I still don't get why it works. The delay is before unmute command, but after something, imho the right place isn't here. Since the delay is short, it doesn't impact user experience much, so that's fine, but I'd rather look for the real cause of the issue.

@archi : you should squash those 2 commits (keeping commit message of the first one, but the change of the second one)

archi commented 4 years ago

@zas I am not a fan of squashing: Partly because sometimes it hides how code developed over time, e.g. it tends to hide the author's thought process. In this instance I was voice chatting with @dspverden while authoring the commit and wasn't really focused (resulting in the first commit being bad). Same goes for rebasing over merge. But this is kind of a philosophical/religious issue in my eyes, and if others prefer to squash their commits or rebase then that's fine with me :)

For review, you can use the above "Files changed" button, which shows the same as a squashed commit.

Regarding the real topic here: It works because the PEQ's transfer function's parameters seem to cause awkward artefacts, which then decay over time (I think they're essentially a FIR? or IIR?) - and this change gives enough time for that decay to happen. Until someone found the "real cause" (which I suppose is "garbage parameters in, garbage signal out"), this is the best I can do about it. In my case there are >200 Euro of tweeters on the line (and I'm sure they're still pretty cheap compared to other people's speakers), so I'm really interested in having this in master until the "real cause" is found & fixed ;-)

Also, I'm afraid that this "someone" to find the "real cause" isn't me, since I did not take any signal processing lectures and wouldn't even know where to start ;-)

zas commented 4 years ago

@zas I am not a fan of squashing: Partly because sometimes it hides how code developed over time, e.g. it tends to hide the author's thought process. In this instance I was voice chatting with @dspverden while authoring the commit and wasn't really focused (resulting in the first commit being bad). Same goes for rebasing over merge. But this is kind of a philosophical/religious issue in my eyes, and if others prefer to squash their commits or rebase then that's fine with me :)

In general, I wouldn't ask for squashing commits that make sense, but in this case, there's absolutely no value in keeping 2 commits for such a trivial change. Keeping main branches history clean help a lot, and in this case you shouldn't have 2 commits to start with. Especially since the first one has zero effect on the issue this PR is supposed to solve.

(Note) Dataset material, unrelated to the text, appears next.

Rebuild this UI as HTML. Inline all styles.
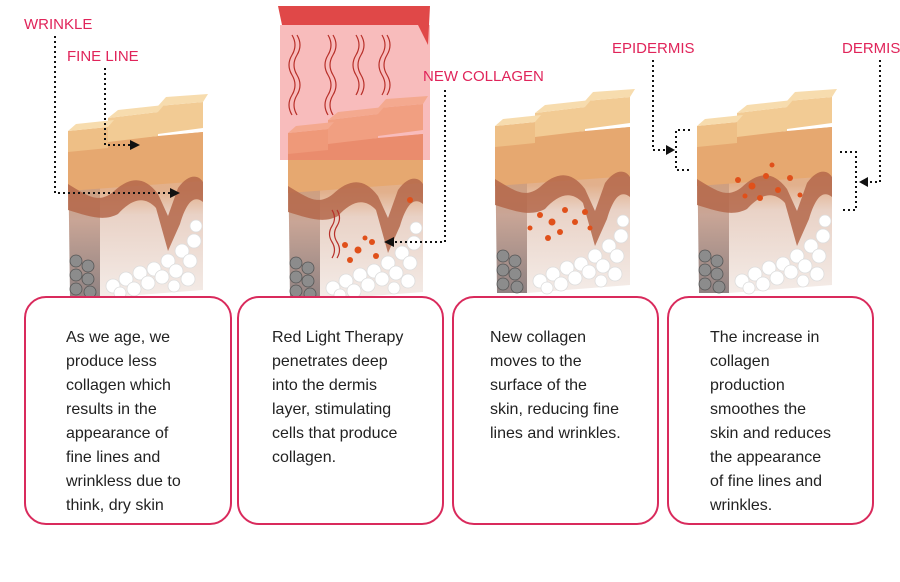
<!DOCTYPE html>
<html><head><meta charset="utf-8"><style>
body{margin:0;background:#fff;width:900px;height:582px;overflow:hidden;position:relative;font-family:"Liberation Sans",sans-serif}
.box{position:absolute;top:296px;height:229px;border:2px solid #d92a5c;border-radius:22px;box-sizing:border-box;background:#fff}
.t{position:absolute;top:326px;font-size:16px;line-height:24px;color:#222}
.l{position:absolute;color:#e0245a;font-size:15px}
svg{position:absolute;left:0;top:0}
</style></head><body>
<svg width="900" height="582">
<defs>
<linearGradient id="body" x1="0" y1="0" x2="0" y2="1">
<stop offset="0" stop-color="#e9b07a"/><stop offset="0.35" stop-color="#e2b08c"/><stop offset="0.5" stop-color="#e9d2c6"/><stop offset="1" stop-color="#f4ece8"/></linearGradient>
<linearGradient id="side" x1="0" y1="0" x2="0" y2="1">
<stop offset="0" stop-color="#d8965e"/><stop offset="0.5" stop-color="#c9a596"/><stop offset="1" stop-color="#8f8282"/></linearGradient>
<g id="blk">
<polygon points="0,38 32,36 32,192 2,192" fill="url(#side)"/>
<polygon points="32,36 135,26 135,184 32,192" fill="url(#body)"/>
<polygon points="0,38 135,26 135,75 0,85" fill="#e6a870"/>
<path d="M0,78 C20,90 30,98 45,86 C60,72 75,68 90,88 L100,110 L110,82 C120,68 130,68 135,76 L135,96 C125,88 118,98 112,118 L100,145 L88,102 C75,88 62,95 50,108 C35,116 20,110 0,104Z" fill="#b4674a" opacity="0.85"/>
<polygon points="0,25 40,21 40,42 0,46" fill="#eebf86"/>
<polygon points="40,12 90,6 90,30 40,36" fill="#f2cb94"/>
<polygon points="90,0 135,-4 135,22 90,28" fill="#f2cb94"/>
<polygon points="0,25 8,18 46,14 40,21" fill="#f7dcae"/>
<polygon points="40,12 50,4 96,-1 90,6" fill="#f7dcae"/>
<polygon points="90,0 98,-9 140,-12 135,-4" fill="#f7dcae"/>
<g fill="#fff" stroke="#ddd" stroke-width="0.8">
<circle cx="45" cy="180" r="7"/><circle cx="58" cy="173" r="7"/><circle cx="72" cy="167" r="7"/><circle cx="86" cy="163" r="7"/><circle cx="100" cy="155" r="7"/><circle cx="114" cy="145" r="7"/><circle cx="126" cy="135" r="7"/><circle cx="52" cy="187" r="6"/><circle cx="66" cy="183" r="7"/><circle cx="80" cy="177" r="7"/><circle cx="94" cy="171" r="7"/><circle cx="108" cy="165" r="7"/><circle cx="122" cy="155" r="7"/><circle cx="120" cy="173" r="7"/><circle cx="106" cy="180" r="6"/><circle cx="128" cy="120" r="6"/></g>
<g fill="#8c8c8c" stroke="#555" stroke-width="0.8">
<circle cx="8" cy="155" r="6"/><circle cx="20" cy="160" r="6"/><circle cx="8" cy="169" r="6"/><circle cx="20" cy="173" r="6"/><circle cx="8" cy="183" r="6"/><circle cx="22" cy="186" r="6"/></g>
</g>
</defs>
<use href="#blk" transform="translate(68,106)"/>
<use href="#blk" transform="translate(288,108)"/>
<use href="#blk" transform="translate(495,101)"/>
<use href="#blk" transform="translate(697,101)"/>
<rect x="280" y="25" width="150" height="135" fill="#f06a6a" opacity="0.45"/>
<polygon points="278,6 430,6 428,45 418,25 282,25" fill="#e04848"/>
<g fill="none" stroke="#b8302a" stroke-width="1.2">
<path d="M292,35 q6,10 0,20 q-6,10 0,20 q6,10 0,20 q-6,10 0,20"/><path d="M297,35 q6,10 0,20 q-6,10 0,20 q6,10 0,20 q-6,10 0,20"/>
<path d="M328,35 q6,10 0,20 q-6,10 0,20 q6,10 0,20 q-6,10 0,20"/><path d="M333,35 q6,10 0,20 q-6,10 0,20 q6,10 0,20 q-6,10 0,20"/>
<path d="M356,35 q6,10 0,20 q-6,10 0,20 q6,10 0,20"/><path d="M361,35 q6,10 0,20 q-6,10 0,20 q6,10 0,20"/>
<path d="M382,35 q6,10 0,20 q-6,10 0,20 q6,10 0,20"/><path d="M387,35 q6,10 0,20 q-6,10 0,20 q6,10 0,20"/>
<path d="M332,210 q5,8 0,16 q-5,8 0,16 q5,8 0,16"/><path d="M337,210 q5,8 0,16 q-5,8 0,16 q5,8 0,16"/></g>
<g fill="#e0501a">
<circle cx="345" cy="245" r="3"/><circle cx="358" cy="250" r="3.5"/><circle cx="372" cy="242" r="3"/><circle cx="376" cy="256" r="3"/><circle cx="350" cy="260" r="3"/><circle cx="365" cy="238" r="2.5"/><circle cx="410" cy="200" r="3"/>
<circle cx="540" cy="215" r="3"/><circle cx="552" cy="222" r="3.5"/><circle cx="565" cy="210" r="3"/><circle cx="575" cy="222" r="3"/><circle cx="560" cy="232" r="3"/><circle cx="585" cy="212" r="3"/><circle cx="548" cy="238" r="3"/><circle cx="590" cy="228" r="2.5"/><circle cx="530" cy="228" r="2.5"/>
<circle cx="738" cy="180" r="3"/><circle cx="752" cy="186" r="3.5"/><circle cx="766" cy="176" r="3"/><circle cx="778" cy="190" r="3"/><circle cx="760" cy="198" r="3"/><circle cx="790" cy="178" r="3"/><circle cx="745" cy="196" r="2.5"/><circle cx="800" cy="195" r="2.5"/><circle cx="772" cy="165" r="2.5"/></g>
<g fill="none" stroke="#111" stroke-width="2" stroke-dasharray="2 3">
<polyline points="55,36 55,193 172,193"/>
<polyline points="105,68 105,145 132,145"/>
<polyline points="445,90 445,242 392,242"/>
<polyline points="653,60 653,150 668,150"/>
<polyline points="690,130 676,130 676,170 690,170"/>
<polyline points="880,60 880,182 866,182"/>
<polyline points="840,152 856,152 856,210 840,210"/>
</g>
<g fill="#111">
<polygon points="180,193 170,188 170,198"/><polygon points="140,145 130,140 130,150"/>
<polygon points="384,242 394,237 394,247"/><polygon points="675,150 666,145 666,155"/>
<polygon points="859,182 868,177 868,187"/></g>
</svg>
<div class="l" style="left:24px;top:16px">WRINKLE</div>
<div class="l" style="left:67px;top:48px">FINE LINE</div>
<div class="l" style="left:423px;top:68px">NEW COLLAGEN</div>
<div class="l" style="left:612px;top:40px">EPIDERMIS</div>
<div class="l" style="left:842px;top:40px">DERMIS</div>
<div class="box" style="left:24px;width:208px"></div>
<div class="box" style="left:237px;width:207px"></div>
<div class="box" style="left:452px;width:207px"></div>
<div class="box" style="left:667px;width:207px"></div>
<div class="t" style="left:66px">As we age, we<br>produce less<br>collagen which<br>results in the<br>appearance of<br>fine lines and<br>wrinkless due to<br>think, dry skin</div>
<div class="t" style="left:272px">Red Light Therapy<br>penetrates deep<br>into the dermis<br>layer, stimulating<br>cells that produce<br>collagen.</div>
<div class="t" style="left:490px">New collagen<br>moves to the<br>surface of the<br>skin, reducing fine<br>lines and wrinkles.</div>
<div class="t" style="left:710px">The increase in<br>collagen<br>production<br>smoothes the<br>skin and reduces<br>the appearance<br>of fine lines and<br>wrinkles.</div>
</body></html>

Also you should rather make PR title clear about what it does, and use useful commit messages (the second one gives no info about what the change does).

But it's up to you, and I'm not maintainer of this project, just sharing experience.

For review, you can use the above "Files changed" button, which shows the same as a squashed commit.

Ahah, thanks for the advice, but I'm aware of this feature being a daily git and github user since they appeared (https://repo.or.cz/elinks.git/commit/67030f03404f3d9ebe0695b209d87054026781c8 proves I was using git back to 2005, even before git 1.0).

I perfectly understood the patch "protects" from bad things, and since it doesn't impact user too much it is fine for me, but it doesn't address the core issue, which is yet to be determined. I would name it a "workaround" instead of a "fix"' for this reason.

@dspverden : any idea about how to identify the actual source of the issue? It seems to me delay before unmuting shouldn't be needed.